Two Gates That Actually Work

Slava Baranskyi, after nine months of shipping marketing skills to real workflows, landed on a pattern worth stealing: "Every skill is a versioned file in a repo, and no skill ships without an eval list — five or six expected outputs written down before anyone runs it. That one step kills the 'looks impressive, behaves like a horoscope' class of skills before the team wastes a month on them."

Read that again. The eval gate isn't a nice-to-have. It's the thing that prevents your skill library from becoming a graveyard of half-working prompts nobody trusts. Alex Lindahl reinforced this: "No one is really testing skills with evals, so no one knows the quality of them."

The second gate is retirement. Baranskyi runs a monthly usage review: which skills got invoked, which got ignored. "The ignored ones are not marketing problems, they are spec problems. We retire or rewrite them instead of re-announcing them." Most teams skip this. They launch skills, send a Slack announcement, and wonder why adoption plateaus at 30%.

Who Builds vs. Who Uses

Laura Beaulieu offered the most honest framing in the thread: "Not everyone updates agents or skills. A few select people do. Building a skill or an agent takes three things: mastery of your job, the brand, and the AI. That's the benchmark. Most people are still climbing on at least one."

Her model: a small group builds, everyone else uses. Big team? An AI Center of Excellence plus a few capable ICs. Small team? One or two champions, often a GTM engineer. Skills live in shared GitHub. Nothing ships without QA review. A weekly Slack release lists every change.

Jonathan Martinez described an even leaner version: "load into GitHub > everyone downloads latest repo with skills > changes are made weekly by orchestrator > team updates to latest repo bi-weekly or weekly." Minimal process, but it works because someone owns the orchestration.

The pattern across all the serious answers: separate the builder role from the user role. Don't expect everyone to build. Do expect everyone to use. And put a named human between the two.

Run It This Week

Setup: Pick 3–5 repeatable, context-heavy workflows your team runs weekly (SEO audits, content repurposing, competitor briefs). Build each as a single-purpose skill, not one monolithic agent. Practitioner guidance consistently recommends small, composable skills over large ones.

Eval gate: Before any skill ships, write 5–6 expected outputs. Run the skill. Compare. If it "behaves like a horoscope," rewrite the description. Claude can under-trigger unless descriptions are explicit; make them pushy, with clear trigger phrases tied to real user intent.

Launch: Assign one owner (your orchestrator). Skills go in a shared repo. Weekly Slack release with what changed. Q&A lives in that thread.

Readout (monthly): Which skills got used? Which got ignored? Ignored skills get rewritten or retired. No re-announcing.

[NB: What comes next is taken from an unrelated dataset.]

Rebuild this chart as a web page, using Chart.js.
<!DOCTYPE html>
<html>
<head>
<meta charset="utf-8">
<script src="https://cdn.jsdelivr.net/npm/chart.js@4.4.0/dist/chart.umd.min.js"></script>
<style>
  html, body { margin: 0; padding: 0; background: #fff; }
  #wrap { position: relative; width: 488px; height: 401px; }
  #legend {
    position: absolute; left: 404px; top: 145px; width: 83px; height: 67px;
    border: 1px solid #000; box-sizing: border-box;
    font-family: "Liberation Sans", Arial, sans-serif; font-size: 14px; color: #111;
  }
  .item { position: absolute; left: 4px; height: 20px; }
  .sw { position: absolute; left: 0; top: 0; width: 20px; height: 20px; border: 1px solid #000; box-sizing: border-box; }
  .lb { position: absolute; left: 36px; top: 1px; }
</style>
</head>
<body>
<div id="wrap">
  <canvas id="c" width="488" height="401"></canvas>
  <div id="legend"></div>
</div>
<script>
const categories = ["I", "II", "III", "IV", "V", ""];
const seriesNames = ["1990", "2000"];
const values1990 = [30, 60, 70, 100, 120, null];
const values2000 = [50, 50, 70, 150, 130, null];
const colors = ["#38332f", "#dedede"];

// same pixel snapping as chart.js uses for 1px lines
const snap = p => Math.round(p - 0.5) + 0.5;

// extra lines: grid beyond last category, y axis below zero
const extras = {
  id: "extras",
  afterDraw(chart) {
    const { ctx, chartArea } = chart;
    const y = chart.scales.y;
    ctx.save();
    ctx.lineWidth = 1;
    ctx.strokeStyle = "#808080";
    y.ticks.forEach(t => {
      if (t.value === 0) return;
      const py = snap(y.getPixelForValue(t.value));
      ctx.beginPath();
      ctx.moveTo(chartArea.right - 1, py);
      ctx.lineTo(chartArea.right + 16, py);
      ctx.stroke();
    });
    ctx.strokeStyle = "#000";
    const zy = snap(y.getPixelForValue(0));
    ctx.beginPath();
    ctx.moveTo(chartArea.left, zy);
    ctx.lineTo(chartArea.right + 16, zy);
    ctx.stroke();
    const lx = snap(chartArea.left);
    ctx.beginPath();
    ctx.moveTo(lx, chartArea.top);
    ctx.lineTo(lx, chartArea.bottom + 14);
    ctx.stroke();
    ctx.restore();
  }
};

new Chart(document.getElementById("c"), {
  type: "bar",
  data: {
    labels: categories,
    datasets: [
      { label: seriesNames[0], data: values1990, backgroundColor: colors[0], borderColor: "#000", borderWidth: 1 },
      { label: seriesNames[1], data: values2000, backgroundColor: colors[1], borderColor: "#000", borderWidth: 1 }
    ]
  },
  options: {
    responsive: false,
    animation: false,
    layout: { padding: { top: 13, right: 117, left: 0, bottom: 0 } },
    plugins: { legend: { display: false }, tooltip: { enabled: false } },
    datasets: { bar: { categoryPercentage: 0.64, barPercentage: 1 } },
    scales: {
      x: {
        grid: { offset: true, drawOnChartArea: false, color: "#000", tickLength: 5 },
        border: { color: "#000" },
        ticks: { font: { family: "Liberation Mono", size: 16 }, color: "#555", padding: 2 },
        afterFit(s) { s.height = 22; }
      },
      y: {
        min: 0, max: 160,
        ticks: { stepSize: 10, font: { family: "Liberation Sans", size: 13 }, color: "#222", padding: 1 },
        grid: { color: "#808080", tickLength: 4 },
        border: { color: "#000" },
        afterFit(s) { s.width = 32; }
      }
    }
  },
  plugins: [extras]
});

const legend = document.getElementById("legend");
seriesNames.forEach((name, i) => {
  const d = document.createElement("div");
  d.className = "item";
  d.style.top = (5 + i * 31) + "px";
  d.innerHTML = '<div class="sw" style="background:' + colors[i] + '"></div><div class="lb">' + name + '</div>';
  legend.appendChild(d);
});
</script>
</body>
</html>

Hypothesis: If we gate every skill behind a 5-output eval and run monthly usage reviews, then adoption of shared skills will increase because trust in output quality goes up and redundant personal skills go down.

Success = 60%+ of team using shared skills weekly within 60 days. Guardrails = track skill invocation count and user-reported quality score (1–5). Stop-loss = if fewer than 3 skills pass eval after two build cycles, the problem is upstream (wrong workflows selected, not skill design).

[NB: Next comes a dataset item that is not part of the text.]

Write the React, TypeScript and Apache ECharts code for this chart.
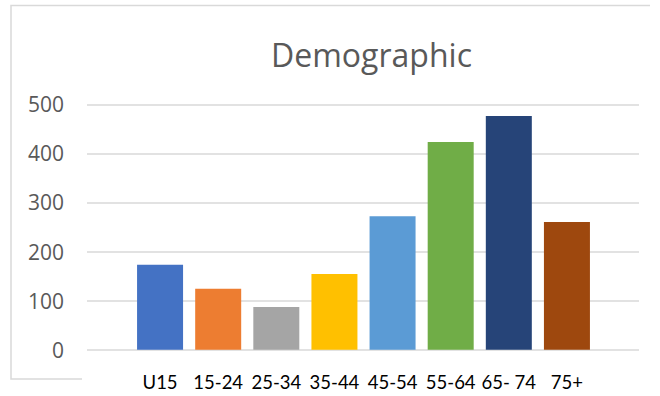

The Trade-Off Nobody Mentions

This approach concentrates build authority in a small group. That's the point, and that's the risk. Senior practitioners save 8–10 hours per week with AI; junior team members save less. The builders become a bottleneck if you don't protect their time. And if a builder leaves without documentation, you're back to the "heroes holding institutional knowledge" problem that marketing ops exists to solve.

Baranskyi's versioned repo and eval lists aren't just quality controls. They're institutional memory. The skill file, the eval list, and the usage data together mean any new builder can pick up where the last one left off. That's the part most teams skip, and it's the part that makes the whole thing compound instead of collapse.